[Begin]

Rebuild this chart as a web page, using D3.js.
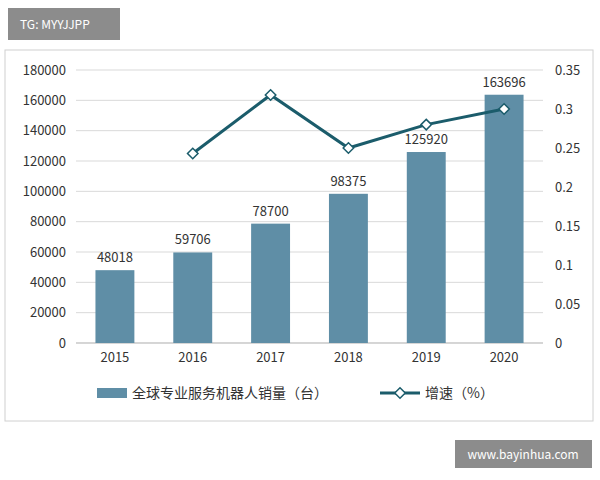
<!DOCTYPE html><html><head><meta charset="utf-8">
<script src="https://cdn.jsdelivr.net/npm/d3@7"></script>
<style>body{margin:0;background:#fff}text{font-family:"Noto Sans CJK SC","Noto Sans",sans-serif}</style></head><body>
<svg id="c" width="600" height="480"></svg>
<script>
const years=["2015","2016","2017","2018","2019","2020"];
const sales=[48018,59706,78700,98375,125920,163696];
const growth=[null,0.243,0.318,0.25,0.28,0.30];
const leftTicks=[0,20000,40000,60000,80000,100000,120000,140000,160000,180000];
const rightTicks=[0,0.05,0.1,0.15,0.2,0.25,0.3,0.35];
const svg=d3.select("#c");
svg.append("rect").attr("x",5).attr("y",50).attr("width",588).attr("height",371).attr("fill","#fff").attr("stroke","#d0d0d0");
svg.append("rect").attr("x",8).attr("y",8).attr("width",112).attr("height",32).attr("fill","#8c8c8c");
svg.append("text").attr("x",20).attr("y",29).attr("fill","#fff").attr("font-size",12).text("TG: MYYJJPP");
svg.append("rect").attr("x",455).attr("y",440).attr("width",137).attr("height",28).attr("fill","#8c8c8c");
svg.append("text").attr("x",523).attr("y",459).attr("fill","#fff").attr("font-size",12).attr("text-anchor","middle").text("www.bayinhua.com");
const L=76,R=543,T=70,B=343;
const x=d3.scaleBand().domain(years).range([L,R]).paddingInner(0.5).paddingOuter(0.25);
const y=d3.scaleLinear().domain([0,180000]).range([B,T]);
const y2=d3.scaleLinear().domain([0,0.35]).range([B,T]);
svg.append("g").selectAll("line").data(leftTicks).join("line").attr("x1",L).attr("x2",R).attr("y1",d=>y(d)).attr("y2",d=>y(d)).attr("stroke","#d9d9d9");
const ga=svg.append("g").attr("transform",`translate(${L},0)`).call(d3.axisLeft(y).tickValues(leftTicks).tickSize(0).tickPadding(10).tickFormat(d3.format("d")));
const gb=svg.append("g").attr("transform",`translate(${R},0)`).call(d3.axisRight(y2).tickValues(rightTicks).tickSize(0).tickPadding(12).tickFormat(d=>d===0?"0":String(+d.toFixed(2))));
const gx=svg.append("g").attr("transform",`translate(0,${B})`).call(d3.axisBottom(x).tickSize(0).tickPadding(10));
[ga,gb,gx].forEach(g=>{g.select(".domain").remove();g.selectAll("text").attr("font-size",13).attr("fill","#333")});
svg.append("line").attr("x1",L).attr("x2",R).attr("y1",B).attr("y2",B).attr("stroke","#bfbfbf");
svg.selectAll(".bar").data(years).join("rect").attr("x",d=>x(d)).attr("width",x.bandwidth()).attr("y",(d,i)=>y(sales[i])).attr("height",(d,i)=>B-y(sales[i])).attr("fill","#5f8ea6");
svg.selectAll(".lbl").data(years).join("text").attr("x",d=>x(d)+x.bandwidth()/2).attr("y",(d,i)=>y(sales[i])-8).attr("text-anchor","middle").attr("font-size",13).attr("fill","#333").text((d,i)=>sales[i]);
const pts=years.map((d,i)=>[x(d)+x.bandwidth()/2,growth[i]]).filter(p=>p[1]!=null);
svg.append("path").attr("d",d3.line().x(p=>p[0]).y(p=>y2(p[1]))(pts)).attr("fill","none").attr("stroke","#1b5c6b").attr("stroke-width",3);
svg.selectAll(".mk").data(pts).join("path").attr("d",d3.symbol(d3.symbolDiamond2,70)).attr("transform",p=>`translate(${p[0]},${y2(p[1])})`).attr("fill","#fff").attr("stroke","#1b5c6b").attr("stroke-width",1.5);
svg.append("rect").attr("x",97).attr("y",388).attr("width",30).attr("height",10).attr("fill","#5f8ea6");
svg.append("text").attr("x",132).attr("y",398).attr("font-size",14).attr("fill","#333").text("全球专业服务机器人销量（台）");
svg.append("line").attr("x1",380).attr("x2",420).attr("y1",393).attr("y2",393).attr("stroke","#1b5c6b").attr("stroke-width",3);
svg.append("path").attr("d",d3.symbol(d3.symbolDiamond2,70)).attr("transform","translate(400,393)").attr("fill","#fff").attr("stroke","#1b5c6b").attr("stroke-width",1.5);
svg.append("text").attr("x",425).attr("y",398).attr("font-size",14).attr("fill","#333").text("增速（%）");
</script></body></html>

[End]

§ **What to work on**
Would you set down the listing exactly, omitting pictures?

§ **Final result**
Rebuild this chart as a web page, using D3.js.
<!DOCTYPE html><html><head><meta charset="utf-8">
<script src="https://cdn.jsdelivr.net/npm/d3@7"></script>
<style>body{margin:0;background:#fff}text{font-family:"Noto Sans CJK SC","Noto Sans",sans-serif}</style></head><body>
<svg id="c" width="600" height="480"></svg>
<script>
const years=["2015","2016","2017","2018","2019","2020"];
const sales=[48018,59706,78700,98375,125920,163696];
const growth=[null,0.243,0.318,0.25,0.28,0.30];
const leftTicks=[0,20000,40000,60000,80000,100000,120000,140000,160000,180000];
const rightTicks=[0,0.05,0.1,0.15,0.2,0.25,0.3,0.35];
const svg=d3.select("#c");
svg.append("rect").attr("x",5).attr("y",50).attr("width",588).attr("height",371).attr("fill","#fff").attr("stroke","#d0d0d0");
svg.append("rect").attr("x",8).attr("y",8).attr("width",112).attr("height",32).attr("fill","#8c8c8c");
svg.append("text").attr("x",20).attr("y",29).attr("fill","#fff").attr("font-size",12).text("TG: MYYJJPP");
svg.append("rect").attr("x",455).attr("y",440).attr("width",137).attr("height",28).attr("fill","#8c8c8c");
svg.append("text").attr("x",523).attr("y",459).attr("fill","#fff").attr("font-size",12).attr("text-anchor","middle").text("www.bayinhua.com");
const L=76,R=543,T=70,B=343;
const x=d3.scaleBand().domain(years).range([L,R]).paddingInner(0.5).paddingOuter(0.25);
const y=d3.scaleLinear().domain([0,180000]).range([B,T]);
const y2=d3.scaleLinear().domain([0,0.35]).range([B,T]);
svg.append("g").selectAll("line").data(leftTicks).join("line").attr("x1",L).attr("x2",R).attr("y1",d=>y(d)).attr("y2",d=>y(d)).attr("stroke","#d9d9d9");
const ga=svg.append("g").attr("transform",`translate(${L},0)`).call(d3.axisLeft(y).tickValues(leftTicks).tickSize(0).tickPadding(10).tickFormat(d3.format("d")));
const gb=svg.append("g").attr("transform",`translate(${R},0)`).call(d3.axisRight(y2).tickValues(rightTicks).tickSize(0).tickPadding(12).tickFormat(d=>d===0?"0":String(+d.toFixed(2))));
const gx=svg.append("g").attr("transform",`translate(0,${B})`).call(d3.axisBottom(x).tickSize(0).tickPadding(10));
[ga,gb,gx].forEach(g=>{g.select(".domain").remove();g.selectAll("text").attr("font-size",13).attr("fill","#333")});
svg.append("line").attr("x1",L).attr("x2",R).attr("y1",B).attr("y2",B).attr("stroke","#bfbfbf");
svg.selectAll(".bar").data(years).join("rect").attr("x",d=>x(d)).attr("width",x.bandwidth()).attr("y",(d,i)=>y(sales[i])).attr("height",(d,i)=>B-y(sales[i])).attr("fill","#5f8ea6");
svg.selectAll(".lbl").data(years).join("text").attr("x",d=>x(d)+x.bandwidth()/2).attr("y",(d,i)=>y(sales[i])-8).attr("text-anchor","middle").attr("font-size",13).attr("fill","#333").text((d,i)=>sales[i]);
const pts=years.map((d,i)=>[x(d)+x.bandwidth()/2,growth[i]]).filter(p=>p[1]!=null);
svg.append("path").attr("d",d3.line().x(p=>p[0]).y(p=>y2(p[1]))(pts)).attr("fill","none").attr("stroke","#1b5c6b").attr("stroke-width",3);
svg.selectAll(".mk").data(pts).join("path").attr("d",d3.symbol(d3.symbolDiamond2,70)).attr("transform",p=>`translate(${p[0]},${y2(p[1])})`).attr("fill","#fff").attr("stroke","#1b5c6b").attr("stroke-width",1.5);
svg.append("rect").attr("x",97).attr("y",388).attr("width",30).attr("height",10).attr("fill","#5f8ea6");
svg.append("text").attr("x",132).attr("y",398).attr("font-size",14).attr("fill","#333").text("全球专业服务机器人销量（台）");
svg.append("line").attr("x1",380).attr("x2",420).attr("y1",393).attr("y2",393).attr("stroke","#1b5c6b").attr("stroke-width",3);
svg.append("path").attr("d",d3.symbol(d3.symbolDiamond2,70)).attr("transform","translate(400,393)").attr("fill","#fff").attr("stroke","#1b5c6b").attr("stroke-width",1.5);
svg.append("text").attr("x",425).attr("y",398).attr("font-size",14).attr("fill","#333").text("增速（%）");
</script></body></html>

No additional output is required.